→ **Instructions to follow**: Retype, exactly as they stand, the lines from the start of the data to the line that contains "b_mean_peak = [1.51, 1.51]", both ends included. Leave the pictures out.

→ **Provided data**:

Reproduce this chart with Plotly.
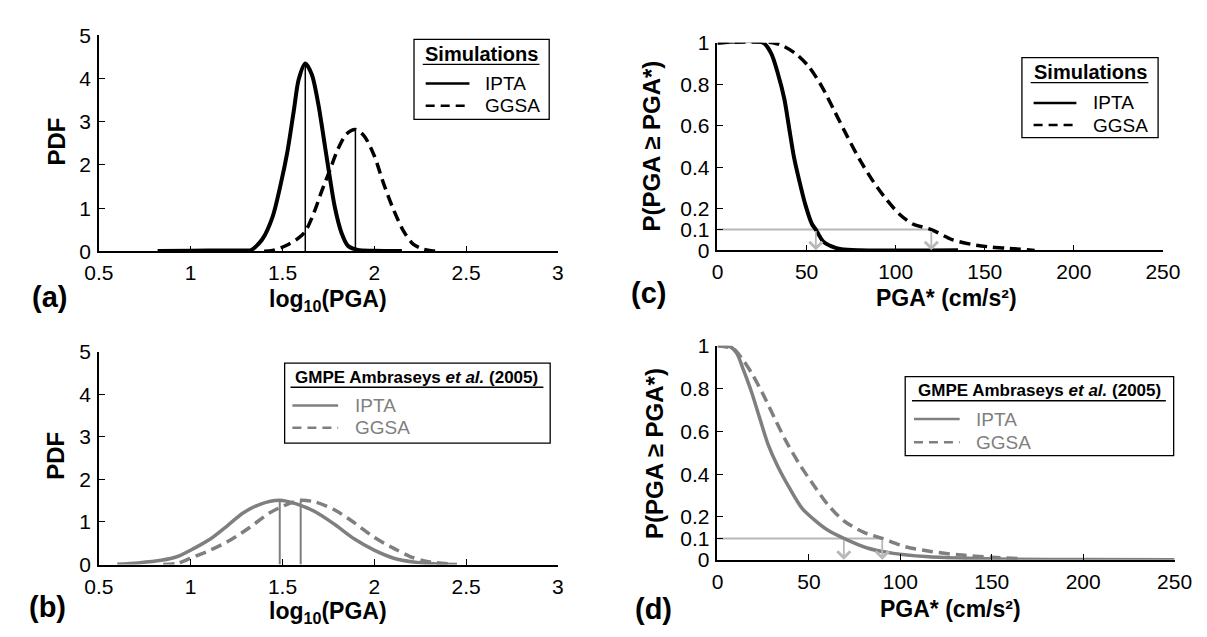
import plotly.graph_objects as go

# ---------------- data ----------------
series_names = ["IPTA", "GGSA"]

# (a) simulations, PDF of log10(PGA)
a_ipta_x = [0.82, 1.0, 1.2, 1.30, 1.33, 1.39, 1.446, 1.49, 1.526, 1.562, 1.588, 1.624, 1.66, 1.695, 1.731, 1.758, 1.785, 1.821, 1.856, 1.91, 2.0, 2.15]
a_ipta_y = [0.01, 0.015, 0.02, 0.02, 0.03, 0.28, 0.80, 1.55, 2.29, 3.27, 3.98, 4.35, 4.09, 3.41, 2.44, 1.70, 1.02, 0.43, 0.13, 0.03, 0.015, 0.01]
a_ggsa_x = [1.40, 1.446, 1.517, 1.588, 1.624, 1.669, 1.714, 1.758, 1.802, 1.847, 1.897, 1.945, 1.999, 2.052, 2.106, 2.160, 2.213, 2.267, 2.32, 2.36]
a_ggsa_y = [0.0, 0.02, 0.13, 0.31, 0.46, 0.87, 1.40, 1.88, 2.37, 2.71, 2.82, 2.67, 2.22, 1.55, 0.95, 0.46, 0.16, 0.05, 0.01, 0.0]
a_mean_x = [1.624, 1.897]
a_mean_peak = [4.35, 2.82]

# (b) GMPE Ambraseys et al. (2005), PDF of log10(PGA)
b_ipta_x = [0.60, 0.714, 0.84, 0.928, 1.018, 1.107, 1.196, 1.285, 1.374, 1.485, 1.571, 1.678, 1.785, 1.892, 1.999, 2.106, 2.213, 2.32, 2.45]
b_ipta_y = [0.01, 0.04, 0.10, 0.19, 0.38, 0.60, 0.90, 1.21, 1.41, 1.51, 1.43, 1.24, 0.94, 0.60, 0.34, 0.15, 0.06, 0.02, 0.0]
b_ggsa_x = [0.85, 0.928, 0.999, 1.107, 1.214, 1.321, 1.428, 1.535, 1.599, 1.678, 1.785, 1.892, 1.999, 2.106, 2.195, 2.28, 2.40]
b_ggsa_y = [0.0, 0.03, 0.15, 0.34, 0.57, 0.87, 1.21, 1.43, 1.51, 1.47, 1.28, 0.98, 0.64, 0.38, 0.19, 0.08, 0.02]
b_mean_x = [1.485, 1.599]
b_mean_peak = [1.51, 1.51]

# (c) simulations, exceedance probability
c_ipta_x = [0, 25.6, 30.2, 33.8, 37.5, 40.2, 42.9, 45.7, 49.3, 53.0, 55.2, 59.4, 64.0, 69.5, 80, 135]
c_ipta_y = [1.0, 1.0, 0.947, 0.854, 0.73, 0.59, 0.45, 0.343, 0.22, 0.127, 0.10, 0.042, 0.019, 0.005, 0.0, 0.0]
c_ggsa_x = [0, 31, 36.5, 43.9, 51.2, 58.5, 65.8, 73.1, 80.4, 87.7, 95.0, 102.3, 109.6, 120, 131.6, 142.5, 153.5, 162.7, 178]
c_ggsa_y = [1.0, 1.0, 0.985, 0.947, 0.885, 0.79, 0.668, 0.544, 0.428, 0.328, 0.243, 0.173, 0.127, 0.10, 0.052, 0.029, 0.016, 0.01, 0.0]
c_p10 = [55.2, 120.0]   # PGA* at 10 % exceedance (IPTA, GGSA)

# (d) GMPE Ambraseys et al. (2005), exceedance probability
d_ipta_x = [0, 7.1, 10.7, 14.2, 18.7, 23.1, 27.6, 33.0, 39.2, 46.3, 52.5, 60.0, 69.1, 81.9, 96.2, 113.9, 131.7, 160, 200, 250]
d_ipta_y = [1.0, 0.995, 0.962, 0.887, 0.782, 0.662, 0.541, 0.436, 0.338, 0.24, 0.19, 0.14, 0.10, 0.055, 0.030, 0.015, 0.008, 0.003, 0.001, 0.0]
d_ggsa_x = [0, 8.9, 13.4, 18.7, 24.9, 31.2, 37.4, 44.5, 51.6, 60.5, 69.4, 80.1, 90.1, 103.3, 117.5, 131.8, 150, 165]
d_ggsa_y = [1.0, 0.985, 0.94, 0.872, 0.774, 0.662, 0.556, 0.451, 0.361, 0.256, 0.18, 0.128, 0.10, 0.06, 0.038, 0.023, 0.012, 0.006]
d_p10 = [69.1, 90.1]

p_level = 0.1

pdf_xticks = [0.5, 1, 1.5, 2, 2.5, 3]
pdf_yticks = [0, 1, 2, 3, 4, 5]
cdf_xticks = [0, 50, 100, 150, 200, 250]
cdf_yticks = [0, 0.1, 0.2, 0.4, 0.6, 0.8, 1]
cdf_yticktext = ["0", "0.1", "0.2", "0.4", "0.6", "0.8", "1"]

# ---------------- style ----------------
FONT = "Liberation Sans, Arial, sans-serif"
BLACK = "#000000"
GREY = "#7f7f7f"
LIGHT = "#b8b8b8"
DASH = "11px,6px"
W, H = 1207, 637

fig = go.Figure()


def curve(x, y, name, color, dash, xa, ya, width=4):
    fig.add_trace(go.Scatter(
        x=x, y=y, mode="lines", name=name, xaxis=xa, yaxis=ya, showlegend=False,
        line=dict(color=color, width=width, dash=dash, shape="spline", smoothing=0.8),
        hoverinfo="skip"))


# (a)
curve(a_ipta_x, a_ipta_y, series_names[0], BLACK, "solid", "x", "y", width=4)
curve(a_ggsa_x, a_ggsa_y, series_names[1], BLACK, DASH, "x", "y", width=3.5)
for mx, pk in zip(a_mean_x, a_mean_peak):
    fig.add_trace(go.Scatter(x=[mx, mx], y=[0, pk], mode="lines", xaxis="x", yaxis="y",
                             showlegend=False, line=dict(color=BLACK, width=1.5), hoverinfo="skip"))
# (b)
curve(b_ipta_x, b_ipta_y, series_names[0], GREY, "solid", "x2", "y2", width=3.5)
curve(b_ggsa_x, b_ggsa_y, series_names[1], GREY, DASH, "x2", "y2", width=3.5)
for mx, pk in zip(b_mean_x, b_mean_peak):
    fig.add_trace(go.Scatter(x=[mx, mx], y=[0, pk], mode="lines", xaxis="x2", yaxis="y2",
                             showlegend=False, line=dict(color=GREY, width=2), hoverinfo="skip"))
# (c)
fig.add_trace(go.Scatter(x=[0, max(c_p10)], y=[p_level, p_level], mode="lines", xaxis="x3", yaxis="y3",
                         showlegend=False, line=dict(color=LIGHT, width=2), hoverinfo="skip"))
curve(c_ipta_x, c_ipta_y, series_names[0], BLACK, "solid", "x3", "y3", width=4)
curve(c_ggsa_x, c_ggsa_y, series_names[1], BLACK, DASH, "x3", "y3", width=3.5)
# (d)
fig.add_trace(go.Scatter(x=[0, max(d_p10)], y=[p_level, p_level], mode="lines", xaxis="x4", yaxis="y4",
                         showlegend=False, line=dict(color=LIGHT, width=2), hoverinfo="skip"))
curve(d_ipta_x, d_ipta_y, series_names[0], GREY, "solid", "x4", "y4", width=3.5)
curve(d_ggsa_x, d_ggsa_y, series_names[1], GREY, DASH, "x4", "y4", width=3.5)

# down arrows at the 10 % exceedance PGA*
annotations = []
shapes = []
for xa, ya, vals in (("x3", "y3", c_p10), ("x4", "y4", d_p10)):
    for v in vals:
        annotations.append(dict(x=v, y=0, ax=v, ay=p_level, xref=xa, yref=ya, axref=xa, ayref=ya,
                                text="", showarrow=True, arrowhead=4, arrowsize=1.4,
                                arrowwidth=1.8, arrowcolor=LIGHT))


def px(x):
    return x / W


def py(y):
    return 1 - y / H


def ptext(txt, x, y, size, angle=0, color=BLACK, anchor="center"):
    annotations.append(dict(text=txt, x=px(x), y=py(y), xref="paper", yref="paper",
                            showarrow=False, textangle=angle, xanchor=anchor, yanchor="middle",
                            font=dict(family=FONT, size=size, color=color)))


# axis titles
ptext("<b>log<sub>10</sub>(PGA)</b>", 314, 291, 23)
ptext("<b>PDF</b>", 34, 126, 24, -90)
ptext("<b>log<sub>10</sub>(PGA)</b>", 314, 615, 23)
ptext("<b>PDF</b>", 34, 452, 24, -90)
ptext("<b>PGA* (cm/s²)</b>", 949, 288, 23)
ptext("<b>P(PGA ≥ PGA*)</b>", 646, 131, 24, -90)
ptext("<b>PGA* (cm/s²)</b>", 954, 611, 23)
ptext("<b>P(PGA ≥ PGA*)</b>", 649, 450, 24, -90)
# panel letters
ptext("<b>(a)</b>", 27, 287, 29)
ptext("<b>(b)</b>", 25, 609, 29)
ptext("<b>(c)</b>", 643, 283, 29)
ptext("<b>(d)</b>", 648, 611, 29)


# legends (box, underlined title, line samples + labels)
def legend(box, title, title_cx, title_y, title_size, ul, rows, sx, tx, color):
    x0, y0, x1, y1 = box
    shapes.append(dict(type="rect", xref="paper", yref="paper", x0=px(x0), x1=px(x1),
                       y0=py(y1), y1=py(y0), line=dict(color=BLACK, width=1.3),
                       fillcolor="white", layer="above"))
    ptext(title, title_cx, title_y, title_size)
    shapes.append(dict(type="line", xref="paper", yref="paper", x0=px(ul[0]), x1=px(ul[1]),
                       y0=py(ul[2]), y1=py(ul[2]), line=dict(color=BLACK, width=1.3), layer="above"))
    for name, dash, ry in zip(series_names, ["solid", "9px,6px"], rows):
        shapes.append(dict(type="line", xref="paper", yref="paper", x0=px(sx[0]), x1=px(sx[1]),
                           y0=py(ry), y1=py(ry), line=dict(color=color, width=2.5, dash=dash),
                           layer="above"))
        ptext(name, tx, ry, 19, color=color, anchor="left")


legend((402, 20, 541, 103), "<b>Simulations</b>", 471, 35, 20, (411, 531, 46),
       [66, 89], (414, 459), 473, BLACK)
legend((1027, 39, 1167, 122), "<b>Simulations</b>", 1097, 54, 20, (1036, 1157, 65),
       [86, 109], (1039, 1083), 1098, BLACK)
legend((269, 356, 542, 439), "<b>GMPE Ambraseys <em>et al.</em> (2005)</b>", 405, 371, 17,
       (275, 535, 381), [400, 423], (277, 324), 339, GREY)
legend((907, 370, 1183, 452), "<b>GMPE Ambraseys <em>et al.</em> (2005)</b>", 1045, 384, 17,
       (914, 1175, 395), [414, 438], (916, 963), 978, GREY)


def axis(domain, rng, tickvals, ticktext=None, anchor=None):
    d = dict(domain=domain, range=rng, tickmode="array", tickvals=tickvals,
             ticks="inside", ticklen=6, tickwidth=1.2, tickcolor=BLACK,
             showline=True, linecolor=BLACK, linewidth=1.5, mirror=False,
             showgrid=False, zeroline=False, anchor=anchor, ticklabelstandoff=2,
             tickfont=dict(family=FONT, size=21, color=BLACK), fixedrange=True)
    if ticktext is not None:
        d["ticktext"] = ticktext
    return d


fig.update_layout(
    width=W, height=H, margin=dict(l=0, r=0, t=0, b=0),
    paper_bgcolor="white", plot_bgcolor="white",
    font=dict(family=FONT, color=BLACK),
    xaxis=axis([78 / W, 550 / W], [0.5, 3], pdf_xticks, anchor="y"),
    yaxis=axis([py(240), py(16)], [0, 5], pdf_yticks, anchor="x"),
    xaxis2=axis([78 / W, 550 / W], [0.5, 3], pdf_xticks, anchor="y2"),
    yaxis2=axis([py(565), py(344)], [0, 5], pdf_yticks, anchor="x2"),
    xaxis3=axis([714 / W, 1172 / W], [0, 250], cdf_xticks, anchor="y3"),
    yaxis3=axis([py(239), py(23.5)], [0, 1], cdf_yticks, cdf_yticktext, anchor="x3"),
    xaxis4=axis([714 / W, 1184 / W], [0, 250], cdf_xticks, anchor="y4"),
    yaxis4=axis([py(560), py(338)], [0, 1], cdf_yticks, cdf_yticktext, anchor="x4"),
    annotations=annotations,
    shapes=shapes,
    showlegend=False,
)

fig.write_html("out.html")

→ **Correct response**:
Reproduce this chart with Plotly.
import plotly.graph_objects as go

# ---------------- data ----------------
series_names = ["IPTA", "GGSA"]

# (a) simulations, PDF of log10(PGA)
a_ipta_x = [0.82, 1.0, 1.2, 1.30, 1.33, 1.39, 1.446, 1.49, 1.526, 1.562, 1.588, 1.624, 1.66, 1.695, 1.731, 1.758, 1.785, 1.821, 1.856, 1.91, 2.0, 2.15]
a_ipta_y = [0.01, 0.015, 0.02, 0.02, 0.03, 0.28, 0.80, 1.55, 2.29, 3.27, 3.98, 4.35, 4.09, 3.41, 2.44, 1.70, 1.02, 0.43, 0.13, 0.03, 0.015, 0.01]
a_ggsa_x = [1.40, 1.446, 1.517, 1.588, 1.624, 1.669, 1.714, 1.758, 1.802, 1.847, 1.897, 1.945, 1.999, 2.052, 2.106, 2.160, 2.213, 2.267, 2.32, 2.36]
a_ggsa_y = [0.0, 0.02, 0.13, 0.31, 0.46, 0.87, 1.40, 1.88, 2.37, 2.71, 2.82, 2.67, 2.22, 1.55, 0.95, 0.46, 0.16, 0.05, 0.01, 0.0]
a_mean_x = [1.624, 1.897]
a_mean_peak = [4.35, 2.82]

# (b) GMPE Ambraseys et al. (2005), PDF of log10(PGA)
b_ipta_x = [0.60, 0.714, 0.84, 0.928, 1.018, 1.107, 1.196, 1.285, 1.374, 1.485, 1.571, 1.678, 1.785, 1.892, 1.999, 2.106, 2.213, 2.32, 2.45]
b_ipta_y = [0.01, 0.04, 0.10, 0.19, 0.38, 0.60, 0.90, 1.21, 1.41, 1.51, 1.43, 1.24, 0.94, 0.60, 0.34, 0.15, 0.06, 0.02, 0.0]
b_ggsa_x = [0.85, 0.928, 0.999, 1.107, 1.214, 1.321, 1.428, 1.535, 1.599, 1.678, 1.785, 1.892, 1.999, 2.106, 2.195, 2.28, 2.40]
b_ggsa_y = [0.0, 0.03, 0.15, 0.34, 0.57, 0.87, 1.21, 1.43, 1.51, 1.47, 1.28, 0.98, 0.64, 0.38, 0.19, 0.08, 0.02]
b_mean_x = [1.485, 1.599]
b_mean_peak = [1.51, 1.51]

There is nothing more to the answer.